The request: Please transcribe the listing below in full and word for word, without its pictures.

Collected material:
start

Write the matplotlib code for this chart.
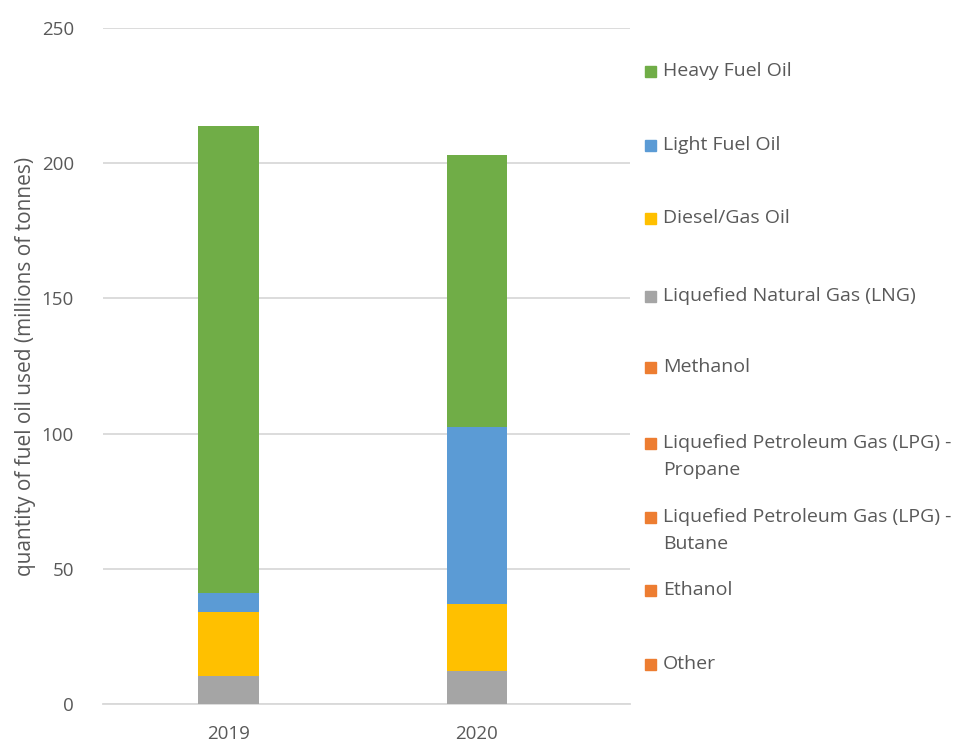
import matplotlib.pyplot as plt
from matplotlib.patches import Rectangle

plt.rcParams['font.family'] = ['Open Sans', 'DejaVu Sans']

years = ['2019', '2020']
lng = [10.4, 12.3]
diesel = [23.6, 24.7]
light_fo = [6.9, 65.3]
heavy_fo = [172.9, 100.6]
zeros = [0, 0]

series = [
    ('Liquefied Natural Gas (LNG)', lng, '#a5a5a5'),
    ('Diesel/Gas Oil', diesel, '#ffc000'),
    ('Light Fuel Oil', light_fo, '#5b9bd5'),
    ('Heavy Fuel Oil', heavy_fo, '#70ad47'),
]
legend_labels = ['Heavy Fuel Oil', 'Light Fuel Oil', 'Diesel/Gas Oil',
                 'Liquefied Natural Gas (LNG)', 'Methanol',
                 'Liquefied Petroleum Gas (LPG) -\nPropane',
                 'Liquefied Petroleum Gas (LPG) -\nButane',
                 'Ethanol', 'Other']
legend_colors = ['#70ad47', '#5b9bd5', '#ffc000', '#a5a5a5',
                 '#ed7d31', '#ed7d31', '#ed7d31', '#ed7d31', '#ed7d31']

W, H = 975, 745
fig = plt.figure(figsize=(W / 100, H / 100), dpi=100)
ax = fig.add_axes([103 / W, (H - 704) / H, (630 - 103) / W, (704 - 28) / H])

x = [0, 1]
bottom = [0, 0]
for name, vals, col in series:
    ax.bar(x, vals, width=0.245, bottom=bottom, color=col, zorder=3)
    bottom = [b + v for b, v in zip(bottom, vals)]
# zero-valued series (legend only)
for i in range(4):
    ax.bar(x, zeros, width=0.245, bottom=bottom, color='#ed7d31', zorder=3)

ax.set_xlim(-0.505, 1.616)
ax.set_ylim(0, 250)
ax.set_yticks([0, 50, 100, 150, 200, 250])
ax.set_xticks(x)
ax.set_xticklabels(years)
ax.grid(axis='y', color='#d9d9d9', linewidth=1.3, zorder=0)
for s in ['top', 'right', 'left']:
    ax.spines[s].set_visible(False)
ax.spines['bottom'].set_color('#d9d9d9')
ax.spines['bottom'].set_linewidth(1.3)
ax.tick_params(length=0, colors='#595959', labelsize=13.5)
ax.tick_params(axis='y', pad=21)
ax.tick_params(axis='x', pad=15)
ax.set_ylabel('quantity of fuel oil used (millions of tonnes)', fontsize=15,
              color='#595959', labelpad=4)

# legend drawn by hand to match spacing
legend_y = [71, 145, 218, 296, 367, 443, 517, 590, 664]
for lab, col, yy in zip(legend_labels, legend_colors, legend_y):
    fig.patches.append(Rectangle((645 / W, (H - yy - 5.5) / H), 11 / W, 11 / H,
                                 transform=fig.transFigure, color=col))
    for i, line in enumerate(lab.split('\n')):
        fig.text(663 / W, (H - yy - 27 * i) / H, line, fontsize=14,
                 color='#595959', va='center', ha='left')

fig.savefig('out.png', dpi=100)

end

Solution to this exercise:
Write the matplotlib code for this chart.
import matplotlib.pyplot as plt
from matplotlib.patches import Rectangle

plt.rcParams['font.family'] = ['Open Sans', 'DejaVu Sans']

years = ['2019', '2020']
lng = [10.4, 12.3]
diesel = [23.6, 24.7]
light_fo = [6.9, 65.3]
heavy_fo = [172.9, 100.6]
zeros = [0, 0]

series = [
    ('Liquefied Natural Gas (LNG)', lng, '#a5a5a5'),
    ('Diesel/Gas Oil', diesel, '#ffc000'),
    ('Light Fuel Oil', light_fo, '#5b9bd5'),
    ('Heavy Fuel Oil', heavy_fo, '#70ad47'),
]
legend_labels = ['Heavy Fuel Oil', 'Light Fuel Oil', 'Diesel/Gas Oil',
                 'Liquefied Natural Gas (LNG)', 'Methanol',
                 'Liquefied Petroleum Gas (LPG) -\nPropane',
                 'Liquefied Petroleum Gas (LPG) -\nButane',
                 'Ethanol', 'Other']
legend_colors = ['#70ad47', '#5b9bd5', '#ffc000', '#a5a5a5',
                 '#ed7d31', '#ed7d31', '#ed7d31', '#ed7d31', '#ed7d31']

W, H = 975, 745
fig = plt.figure(figsize=(W / 100, H / 100), dpi=100)
ax = fig.add_axes([103 / W, (H - 704) / H, (630 - 103) / W, (704 - 28) / H])

x = [0, 1]
bottom = [0, 0]
for name, vals, col in series:
    ax.bar(x, vals, width=0.245, bottom=bottom, color=col, zorder=3)
    bottom = [b + v for b, v in zip(bottom, vals)]
# zero-valued series (legend only)
for i in range(4):
    ax.bar(x, zeros, width=0.245, bottom=bottom, color='#ed7d31', zorder=3)

ax.set_xlim(-0.505, 1.616)
ax.set_ylim(0, 250)
ax.set_yticks([0, 50, 100, 150, 200, 250])
ax.set_xticks(x)
ax.set_xticklabels(years)
ax.grid(axis='y', color='#d9d9d9', linewidth=1.3, zorder=0)
for s in ['top', 'right', 'left']:
    ax.spines[s].set_visible(False)
ax.spines['bottom'].set_color('#d9d9d9')
ax.spines['bottom'].set_linewidth(1.3)
ax.tick_params(length=0, colors='#595959', labelsize=13.5)
ax.tick_params(axis='y', pad=21)
ax.tick_params(axis='x', pad=15)
ax.set_ylabel('quantity of fuel oil used (millions of tonnes)', fontsize=15,
              color='#595959', labelpad=4)

# legend drawn by hand to match spacing
legend_y = [71, 145, 218, 296, 367, 443, 517, 590, 664]
for lab, col, yy in zip(legend_labels, legend_colors, legend_y):
    fig.patches.append(Rectangle((645 / W, (H - yy - 5.5) / H), 11 / W, 11 / H,
                                 transform=fig.transFigure, color=col))
    for i, line in enumerate(lab.split('\n')):
        fig.text(663 / W, (H - yy - 27 * i) / H, line, fontsize=14,
                 color='#595959', va='center', ha='left')

fig.savefig('out.png', dpi=100)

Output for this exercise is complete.